What Does This Have To Do With Confederate Heritage?
Update: You can watch the public debate in its entirety, including Karen Cooper’s public address in its entirety following the opening remarks and two speakers. It really is quite a performance. Susan Hathaway follows Cooper. Hathaway frames her argument around the importance of honoring veterans. I find it interesting that neither speaker mentions references their association with the Virginia Flaggers. The speaker that followed Hathaway, however, does identify himself as a Flagger and even goes as far as to threaten the city council.
I’ve always been interested in how our beliefs about the past are weaved through our understanding of the present. All of us are influenced by our personal values and assumptions concerning a wide range of issues from politics to personal background. It is with this in mind that I find Confederate heritage groups such as the Virginia Flaggers to be so interesting and, at times, worthy of our attention.
Last night my old home of Charlottesville, Virginia held a community meeting to discuss whether the annual recognition of Lee-Jackson Day ought to continue. I wish I could have been there to listen and even participate. Charlottesville was a wonderful place to teach the Civil War and Civil War memory. The city includes a wonderful Confederate cemetery adjacent to the UVA campus and the downtown area features two parks named in honor of Lee and Jackson. Both include impressive equestrian monuments.
A few years ago the Lee monument in Charlottesville was vandalized and I spoke out against it as well as articulated a reason to maintain these monuments. They perform a function and serve as a reminder of our collective past. I have a different view of Lee-Jackson Day.
Back to the Flaggers. In attendance last night was Karen Cooper. She is a member of the Flaggers and as far as I can tell their only African-American member. I’ve written a bit about her in the past, but this post by Brooks Simpson offers a concise overview. At one point Cooper took to the podium and shared the following:
I’m just sick of liberals always babying black people. If they act like babies, they will stay like babies until you make them grow up. Make them grow up.
While she spoke with some passion it’s not clear to me what this has to do with maintaining Lee-Jackson Day or anything having to do with the Confederate past. In fact, I suspect that this speech had a negative impact on city councilors.

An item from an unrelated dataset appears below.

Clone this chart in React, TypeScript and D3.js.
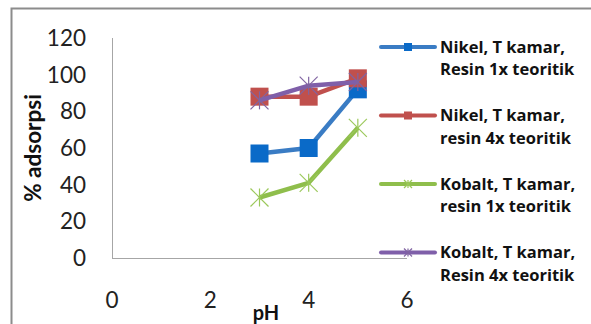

It’s a perfect example of why the Confederate heritage movement has come up short in recent years and will continue to come up short regarding the display of Confederate flags in public spaces, the recognition of holidays such as Lee-Jackson Day and the preservation of Confederate monuments. Cooper’s comment is an extreme example of what happens when politics and, more specifically, racial politics, overshadows a case for the preservation of reminders of the past. In other words, while we may have learned more than we wanted to know about Cooper’s racial outlook, we learn nothing about the issue at hand.
I believe that a reasonable case can be made to preserve reminders of the Confederate past in public spaces. Last night a few people attempted to articulate such a position, but most failed to move beyond the tired cliches that are standard fair at these occasions. What will no longer work is an argument that frames the decision around the most extreme distinctions that pit one group against another.
Lee-Jackson Park in Charlottesville and other such places around the South were established at a time of strict racial segregation. We should welcome the changes that have taken place in the past few decades, but along with those changes comes increased participation in public decisions about how a community collectively acknowledges its past.
I don’t know what is going to happen in Charlottesville, but regardless of the decision the arguments by Karen Cooper and others point directly to an inevitable outcome.